Wesfarmers shares fell 1.8 percent to A$38.13 at the close in Sydney, its biggest drop since Nov. 1, while the S&P/ASX 200 index rose 0.2 percent. The stock has surged 26 percent in the past 12 months, compared to a 15 percent improvement in the benchmark.

The 4.8 percent rate of total sales growth in the second- quarter was the best for the period in at least two years, with revenues rising 4.6 percent during the same period of 2011 and 4.7 percent in 2010.

The company didn’t detail quarterly retail sales performance before 2010.

Sales at Coles food and liquor stores rose 5 percent in the quarter compared with the 5.2 percent median of six analyst estimates compiled by Bloomberg News.

At Coles supermarkets open at least 12 months, sales rose 3.9 percent in the quarter compared with the 4.2 percent growth expected by the median of seven analyst estimates.

While fresh produce prices fell at a slower rate than previously, food and liquor price deflation still came to 0.9 percent in the December quarter, Wesfarmers said. Australia’s consumer price inflation during the period was 2.2 percent.

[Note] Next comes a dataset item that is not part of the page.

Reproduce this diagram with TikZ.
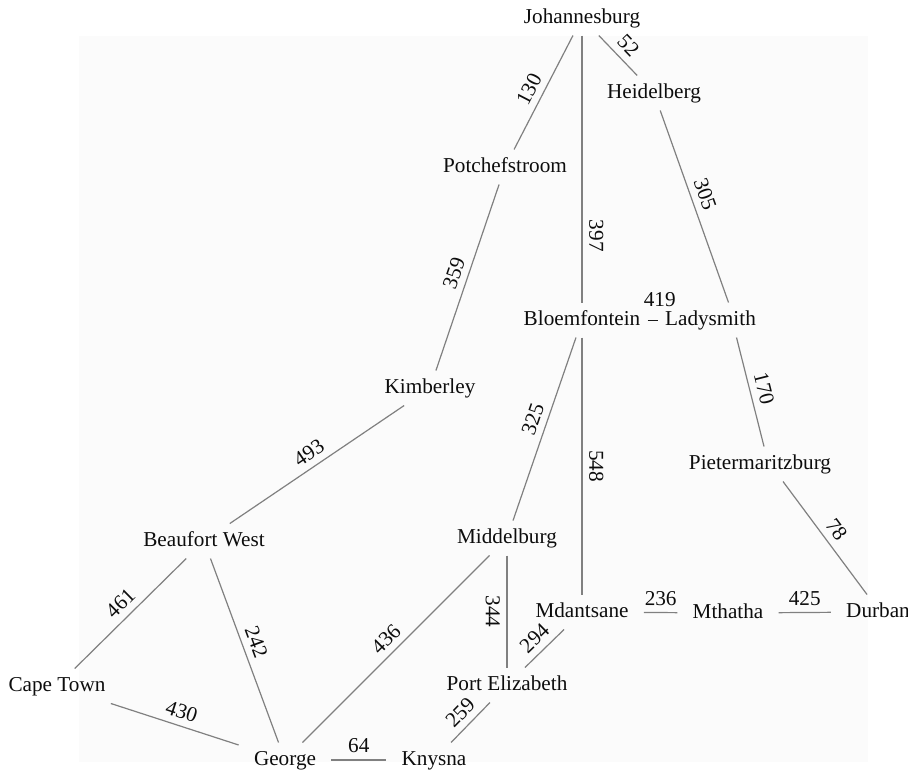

Bunnings, the nation’s largest home improvement chain, posted a 6.6 percent rise in sales while Kmart increased revenue 3.8 percent, its fastest pace since at least 2010.

Australia’s business sentiment climbed by the most in more than a decade in December, according to a private survey, as traders price in a 30 percent chance the central bank will reduce rates further when it meets next week.

Woolworths reports second-quarter sales tomorrow.